Recent advances in computer vision and artificial intelligence have opened new opportunities for livestock monitoring. Techniques in object detection, semantic segmentation, pose estimation, and multi-object tracking have achieved state-of-the-art performance across various benchmarks, and their adaptation to PLF offers a cost-effective and highly efficient alternative to conventional sensor-based solutions. Vision-based systems enable automated and continuous observation of cattle herds, providing unprecedented insights into health and behavior. However, the deployment of such systems in barn environments is not trivial. Challenges such as frequent occlusion among animals, the difficulty of maintaining consistent identity across long time spans, and variations in illumination or background conditions significantly reduce robustness. Increasing the number of cameras, diversifying viewpoints, and utilizing large-scale datasets are effective strategies to mitigate these issues. Motivated by this, we propose a cross-camera multi-view monitoring framework that strengthens robustness within each individual view and simultaneously leverages complementary information across multiple cameras to address occlusion and identity fragmentation.

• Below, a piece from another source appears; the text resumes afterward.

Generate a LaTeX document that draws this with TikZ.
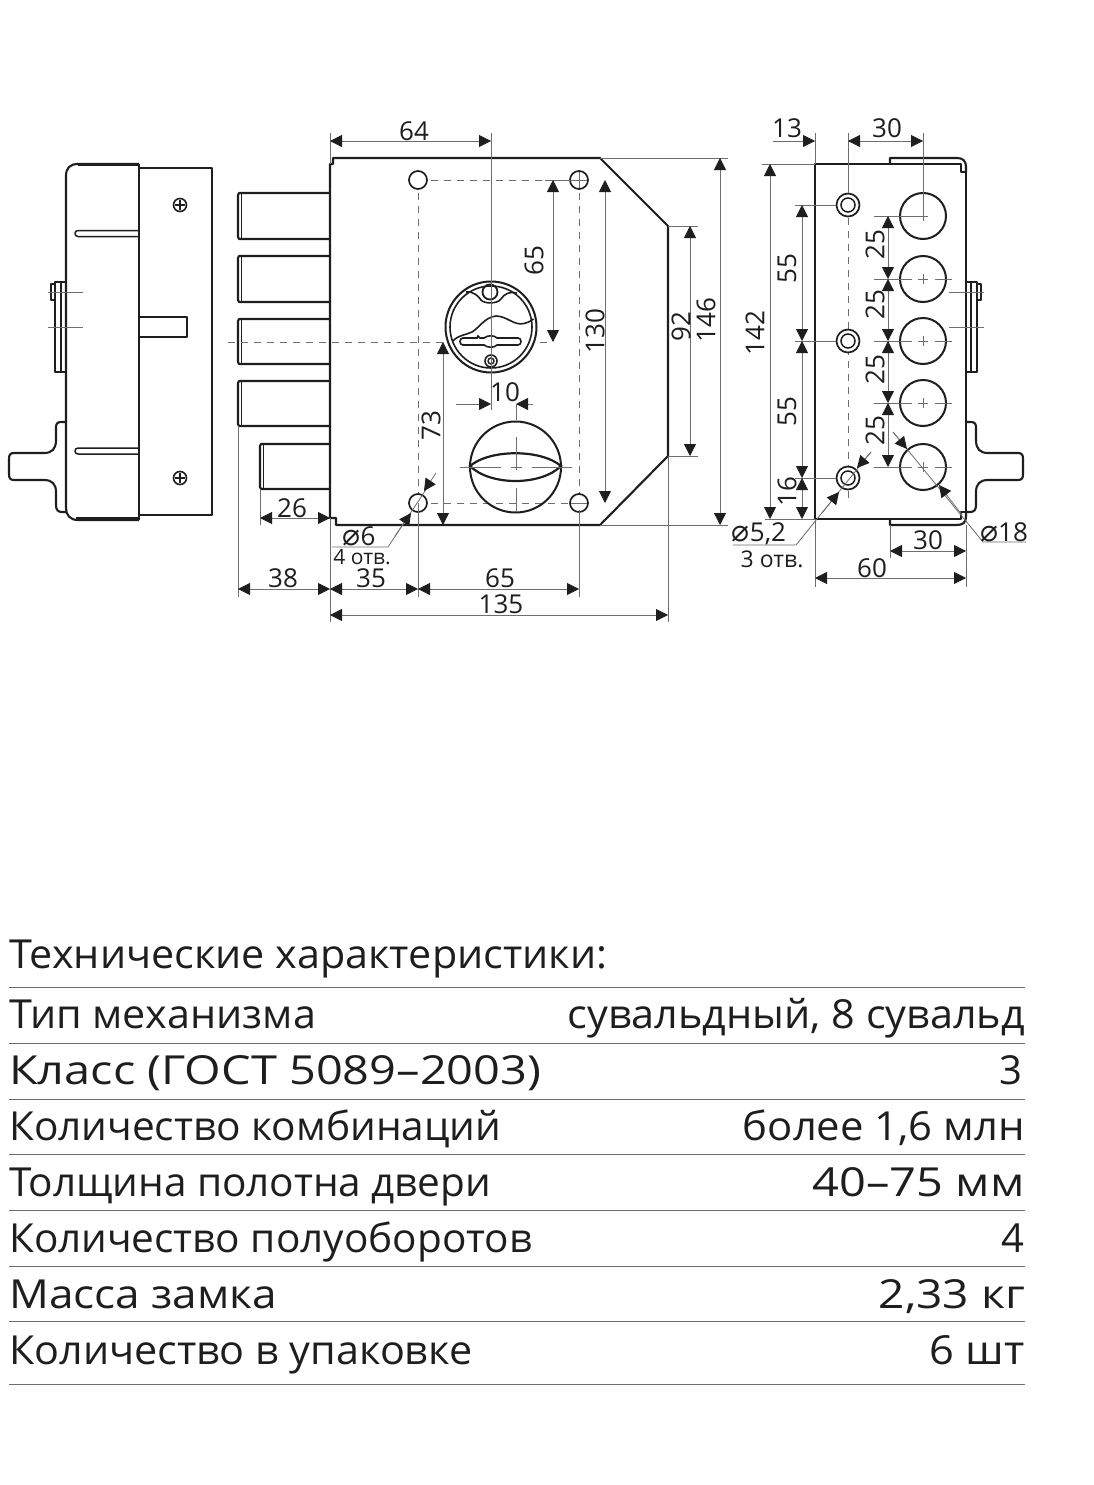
\documentclass[tikz,border=0pt]{standalone}
\usepackage{graphicx}
\usepackage{fontspec}
\setmainfont{Open Sans}
\newfontfamily\symf[Scale=1.15]{DejaVu Sans}
\usetikzlibrary{arrows.meta}
\definecolor{ink}{HTML}{1E1E1E}
\definecolor{thin}{HTML}{6E6E6E}
\newcommand{\fitw}[2]{\resizebox{#1pt}{\height}{#2}}
\tikzset{
 x=1pt,y=-1pt,
 main/.style={draw=ink,line width=2.1pt,line join=round},
 fine/.style={draw=thin,line width=0.8pt},
 dashline/.style={draw=thin,line width=0.9pt,dash pattern=on 7pt off 6pt},
 dim/.style={draw=thin,line width=0.8pt,{Triangle[length=12pt,width=12pt,fill=ink,color=ink]}-{Triangle[length=12pt,width=12pt,fill=ink,color=ink]}},
 dimend/.style={draw=thin,line width=0.8pt,-{Triangle[length=12pt,width=12pt,fill=ink,color=ink]}},
 lab/.style={text=ink,inner sep=0pt,font=\fontsize{26}{26}\selectfont},
 small/.style={text=ink,inner sep=0pt,font=\fontsize{21}{21}\selectfont},
 rowl/.style={text=ink,inner sep=0pt,anchor=base west,font=\fontsize{40}{40}\selectfont},
 rowr/.style={text=ink,inner sep=0pt,anchor=base east,font=\fontsize{40}{40}\selectfont},
 rule/.style={draw=thin,line width=0.8pt},
}
\newcommand{\sidebits}{%
 \draw[main,line width=1.7pt] (66,282) -- (55,282) -- (55,372) -- (66,372);
 \draw[main,line width=1.2pt] (61,282) -- (61,372);
 \draw[main,line width=1.5pt] (55,284) -- (51,284) -- (51,300) -- (55,300);
 \draw[fine] (48,292) -- (83,292) (48,327) -- (83,327);
 \draw[main] (66,422) -- (61,422) .. controls (57,422) and (56,424) .. (56,428)
   -- (56,440) .. controls (56,449) and (52,453) .. (44,453) -- (14,453)
   .. controls (10,453) and (9,455) .. (9,459) -- (9,474)
   .. controls (9,478) and (10,480) .. (14,480) -- (44,480)
   .. controls (52,480) and (56,484) .. (56,492) -- (56,505)
   .. controls (56,510) and (58,512) .. (62,512) -- (66,512);
}
\begin{document}
\begin{tikzpicture}
\useasboundingbox (0,0) rectangle (1093,1485);
\fill[white] (0,0) rectangle (1093,1485);

%% ---------- left view ----------
\draw[main] (139,164) -- (78,164) .. controls (70,164) and (66,168) .. (66,176) -- (66,508)
  .. controls (66,515) and (70,520) .. (78,520) -- (139,520);
\draw[main] (139,164) -- (139,520);
\draw[main,line width=1.2pt] (78,165.5) -- (139,165.5) (76,518) -- (139,518);
\draw[main,line width=1.6pt] (139,168) -- (212,168) -- (212,515) -- (139,515);
\draw[main,line width=1.5pt] (139,230.5) -- (78,230.5) .. controls (74,230.5) and (74,236.5) .. (78,236.5) -- (139,236.5);
\draw[main,line width=1.5pt] (139,448) -- (78,448) .. controls (74,448) and (74,454) .. (78,454) -- (139,454);
\draw[main] (139,317) -- (187,317) -- (187,337) -- (139,337);
\foreach \yy in {205,478}{
  \draw[ink,line width=1.6pt] (180,\yy) circle[radius=6.5];
  \draw[ink,line width=1.6pt] (175,\yy) -- (185,\yy) (180,\yy-5) -- (180,\yy+5);
}
\sidebits

%% ---------- bolts ----------
\foreach \ya/\yb/\xa in {193/239/238,256/302/238,319/364/238,381/426/238,444/489/260}{
  \draw[main] (330,\ya) -- (\xa+1,\ya) -- (\xa,\ya+2) -- (\xa,\yb-2) -- (\xa+1,\yb) -- (330,\yb);
  \draw[main,line width=1.6pt] (\xa+3.5,\ya) -- (\xa+3.5,\yb);
}

%% ---------- front plate ----------
\draw[main] (330,164) -- (333,164) -- (333,158) -- (600,158) -- (668,226) -- (668,456) -- (600,525)
  -- (336,525) -- (336,518) -- (330,518) -- cycle;

\draw[dashline] (228,342) -- (552,342);
\draw[dashline] (418,180) -- (579,180) (418,503) -- (579,503);
\draw[dashline] (418,180) -- (418,503) (579,180) -- (579,503);
\foreach \hx/\hy in {418/180,579/180,418/503,579/503}
  \filldraw[fill=white,draw=ink,line width=1.7pt] (\hx,\hy) circle[radius=9];
\draw[fine] (579,172) -- (579,188) (571,180) -- (587,180) (571,503) -- (587,503);

% cylinder
\filldraw[fill=white,draw=ink,line width=2pt] (491,327) circle[radius=45.5];
\draw[ink,line width=1.6pt] (491,327) circle[radius=41];
\draw[ink,line width=1.8pt] (490,292) circle[radius=7.5];
\draw[ink,line width=1.6pt] (466,292) .. controls (474,291) and (479,297) .. (481,300)
  .. controls (484,304) and (498,304) .. (501,299)
  .. controls (504,294) and (510,291) .. (517,293);
\draw[ink,line width=1.6pt] (453,341) .. controls (458,335) and (466,335) .. (472,332)
  .. controls (479,328) and (485,317) .. (496,316)
  .. controls (507,316) and (514,326) .. (524,323.5)
  .. controls (528,322.5) and (531,321) .. (533.5,319);
\draw[ink,line width=1.6pt] (463,338) -- (477,338) -- (478,336) -- (480,338) -- (484,338)
  .. controls (488,335) and (494,335) .. (497,338) -- (518,338)
  .. controls (522,338) and (522,345) .. (518,345) -- (497,345)
  .. controls (494,348) and (488,348) .. (484,345) -- (463,345)
  .. controls (459,345) and (459,338) .. (463,338) -- cycle;
\draw[ink,line width=1.6pt] (491,361) circle[radius=6];
\draw[ink,line width=1.4pt] (491,361) circle[radius=3];
\draw[fine] (491,341) -- (491,410);

% knob
\draw[ink,line width=2pt] (515.5,467) circle[radius=45.5];
\draw[ink,line width=2.2pt] (470,466) .. controls (490,449) and (541,449) .. (561,466)
  .. controls (541,486) and (490,486) .. (470,466) -- cycle;
\draw[fine] (460,467) -- (501,467) (511,467) -- (522,467) (532,467) -- (572,467);
\draw[fine] (516,404) -- (516,420) (516,437) -- (516,470) (516,488) -- (516,512);

%% dimensions: front
\draw[fine] (330,133) -- (330,164);
\draw[fine] (491,133) -- (491,341);
\draw[dim] (330,141) -- (491,141);
\node[lab] (d64) at (414,131) {64};
\draw[fine] (579,180) -- (545,180);
\draw[dim] (553,180) -- (553,342);
\node[lab,rotate=90] (d65a) at (534,261) {65};
\draw[dim] (605,180) -- (605,503);
\node[lab,rotate=90] (d130) at (595,331) {130};
\draw[fine] (668,226) -- (698,226) (668,456) -- (698,456);
\draw[dim] (690,226) -- (690,456);
\node[lab,rotate=90] (d92) at (681,327) {92};
\draw[fine] (600,158) -- (728,158) (600,525) -- (728,525);
\draw[dim] (720,158) -- (720,525);
\node[lab,rotate=90] (d146) at (706,320) {146};
\draw[dim] (443,342) -- (443,525);
\node[lab,rotate=90] (d73) at (431,426) {73};
\draw[dimend] (456,404) -- (491,404);
\draw[dimend] (533,404) -- (516,404);
\node[lab] (d10) at (505,392) {10};
\draw[fine] (260,489) -- (260,525);
\draw[dim] (260,518) -- (330,518);
\node[lab] (d26) at (292,508) {26};
\draw[fine] (238,426) -- (238,597) (330,518) -- (330,622) (418,503) -- (418,597) (579,510) -- (579,597) (668,456) -- (668,622);
\draw[dim] (238,589) -- (330,589);
\draw[dim] (330,589) -- (418,589);
\draw[dim] (418,589) -- (579,589);
\draw[dim] (330,615) -- (668,615);
\node[lab] (d38) at (283,578) {38};
\node[lab] (d35) at (371,578) {35};
\node[lab] (d65b) at (500,578) {65};
\node[lab] (d135) at (501,604) {135};
\draw[fine] (332,547) -- (388,547) -- (431,482);
\draw[dimend] (395,536) -- (411,513);
\draw[dimend] (436,473) -- (424,491);
\node[lab] (dia6) at (359,536) {{\symf ⌀}6};
\node[small] (holes4) at (362,557) {4 отв.};

%% ---------- right view ----------
\draw[main] (815,519) -- (815,164) -- (961,164) -- (961,172) -- (966,172) -- (966,512) -- (961,512) -- (961,519) -- cycle;
\draw[main] (890,164) -- (890,158) -- (957,158) .. controls (963,158) and (966,161) .. (966,167) -- (966,172);
\draw[main] (890,519) -- (890,525) -- (957,525) .. controls (963,525) and (966,522) .. (966,517) -- (966,512);
\begin{scope}[xshift=1032pt,xscale=-1]
\sidebits
\end{scope}
\draw[dashline] (848,205) -- (848,504);
\foreach \yy in {205,341,478}{
  \filldraw[fill=white,draw=ink,line width=1.7pt] (848,\yy) circle[radius=11.5];
  \draw[ink,line width=1.5pt] (848,\yy) circle[radius=7];
}
\foreach \yy in {216,279,341,403,467}{
  \draw[ink,line width=2pt] (923,\yy) circle[radius=23];
  \draw[fine] (918,\yy) -- (928,\yy) (923,\yy-5) -- (923,\yy+5);
}
\foreach \yy in {279,341,403,467}{
  \draw[fine] (935,\yy) -- (952,\yy);
  \draw[fine] (874,\yy) -- (912,\yy);
}
\draw[fine] (874,216) -- (927,216);
\draw[fine] (815,133) -- (815,164) (848,133) -- (848,193) (923,133) -- (923,216);
\draw[dimend] (773,141) -- (815,141);
\draw[dim] (848,141) -- (923,141);
\node[lab] (r13) at (787,128) {13};
\node[lab] (r30a) at (887,128) {30};
\draw[fine] (762,164) -- (815,164) (765,519) -- (815,519);
\draw[dim] (770,164) -- (770,519);
\node[lab,rotate=90] (r142) at (755,333) {142};
\draw[fine] (795,205) -- (836,205) (795,341) -- (836,341) (795,478) -- (836,478);
\draw[dim] (802,205) -- (802,341);
\draw[dim] (802,341) -- (802,478);
\draw[dim] (802,478) -- (802,519);
\node[lab,rotate=90] (r55a) at (787,269) {55};
\node[lab,rotate=90] (r55b) at (787,412) {55};
\node[lab,rotate=90] (r16) at (787,492) {16};
\draw[dim] (888,216) -- (888,279);
\draw[dim] (888,279) -- (888,341);
\draw[dim] (888,341) -- (888,403);
\draw[dim] (888,403) -- (888,467);
\node[lab,rotate=90] (r25a) at (875,245) {25};
\node[lab,rotate=90] (r25b) at (875,305) {25};
\node[lab,rotate=90] (r25c) at (875,370) {25};
\node[lab,rotate=90] (r25d) at (875,431) {25};
\draw[fine] (733,545) -- (796,545) -- (871,452);
\draw[dimend] (822,513) -- (839,492);
\draw[dimend] (871,452) -- (857,468);
\node[lab] (dia52) at (759,534) {{\symf ⌀}5,2};
\node[small,font=\fontsize{23}{23}\selectfont] (holes3) at (772,559) {3 отв.};
\draw[fine] (893,432) -- (983,542) -- (1026,542);
\draw[dimend] (893,432) -- (907,449);
\draw[dimend] (962,515) -- (939,485);
\node[lab] (dia18) at (1004,532) {{\symf ⌀}18};
\draw[fine] (890,525) -- (890,558) (966,525) -- (966,587) (815,519) -- (815,587);
\draw[dim] (890,551) -- (966,551);
\draw[dim] (815,578) -- (966,578);
\node[lab] (r30b) at (928,540) {30};
\node[lab] (r60) at (872,568) {60};

%% ---------- table ----------
\foreach \yy in {987,1043,1099,1154,1210,1266,1321,1384}
  \draw[rule] (9,\yy) -- (1025,\yy);
\node[rowl] (title) at (9,968) {\fitw{598}{Технические характеристики:}};
\node[rowl] (l1) at (9,1028) {\fitw{307}{Тип механизма}};
\node[rowr] (v1) at (1025,1028) {\fitw{457}{сувальдный, 8 сувальд}};
\node[rowl] (l2) at (9,1084) {\fitw{532}{Класс (ГОСТ 5089–2003)}};
\node[rowr] (v2) at (1023,1084) {3};
\node[rowl] (l3) at (9,1140) {\fitw{492}{Количество комбинаций}};
\node[rowr] (v3) at (1025,1140) {\fitw{282}{более 1,6 млн}};
\node[rowl] (l4) at (9,1196) {\fitw{482}{Толщина полотна двери}};
\node[rowr] (v4) at (1025,1196) {\fitw{212}{40–75 мм}};
\node[rowl] (l5) at (9,1252) {\fitw{523}{Количество полуоборотов}};
\node[rowr] (v5) at (1025,1252) {4};
\node[rowl] (l6) at (9,1308) {\fitw{268}{Масса замка}};
\node[rowr] (v6) at (1025,1308) {\fitw{146}{2,33 кг}};
\node[rowl] (l7) at (9,1364) {\fitw{463}{Количество в упаковке}};
\node[rowr] (v7) at (1025,1364) {\fitw{95}{6 шт}};
\end{tikzpicture}
\end{document}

At the action-view level, we address the challenges of multi-cattle tracking under scale deformation, unexpected motion, and mild occlusion. For robust feature representation, we adopt an enhanced Spatial Pyramid Pooling (SPP) layer that improves multi-scale perception and spatial encoding. In parallel, we employ an ensemble Kalman filter that models the dynamic states of cattle using a five-dimensional feature set, including position, width, height, and orientation. These two components operate independently but complement each other in ensuring accurate detection and consistent tracking. Furthermore, we design a bench matching strategy to preserve identity continuity when standard association fails due to rapid movements or mild occlusion. Together, these methods substantially improve tracking stability and trajectory integrity in single camera.
At the face-view level, we focus on cattle face recognition, which is crucial for identity confirmation and linking behavioral records to individuals. However, natural head movements cause pose variation, illumination changes across date, and the monotonous background of barn environments also reduces discriminative power. To address these challenges, we introduce a pose filtering mechanism during the inference stage to ensure the quality of input facial images. In addition, we employ illumination-aware data augmentation to enhance generalization under diverse lighting conditions, and apply instance segmentation to further concentrate on the facial region while minimizing background interference. Experimental results demonstrate that these improvements significantly enhance the stability and reliability of cattle face recognition in natural farm environments.
At the multi-view level, we extend our framework to cross-camera multi-cattle tracking, where severe occlusion, appearance drift, and inaccuracies in identity back-updating pose major challenges. To achieve consistency, we introduce a center point estimation approach that provides robust position anchors across cameras. These anchors are projected into a unified Bird’s-Eye-View (BEV) grid, where trajectories from different viewpoints are aligned and matched. By integrating information from overlapping fields of view, the system reduces ambiguity caused by severe occlusion and appearance changes. Furthermore, we implement a cross-view identity propagation mechanism, which ensures that identities are updated reliably when cattle move between cameras or when visibility is temporarily lost. This design substantially decreases identity fragmentation, producing coherent long-term identity trajectories at the herd scale.
In conclusion, our cross-camera multi-view cattle monitoring framework offers a holistic solution for long-term individual identification and tracking in PLF. By combining enhanced single-view multi-cattle tracking, robust cattle face recognition, and effective cross-view identity integration, the proposed system directly addresses the key challenges in vision-based livestock monitoring. The results demonstrate improved robustness to occlusion, environmental variation, and identity drift, thereby supporting accurate and scalable behavioral analysis. This work represents a step forward in intelligent, non-contact cattle monitoring and provides a practical foundation for advancing animal welfare and farm management in precision livestock farming.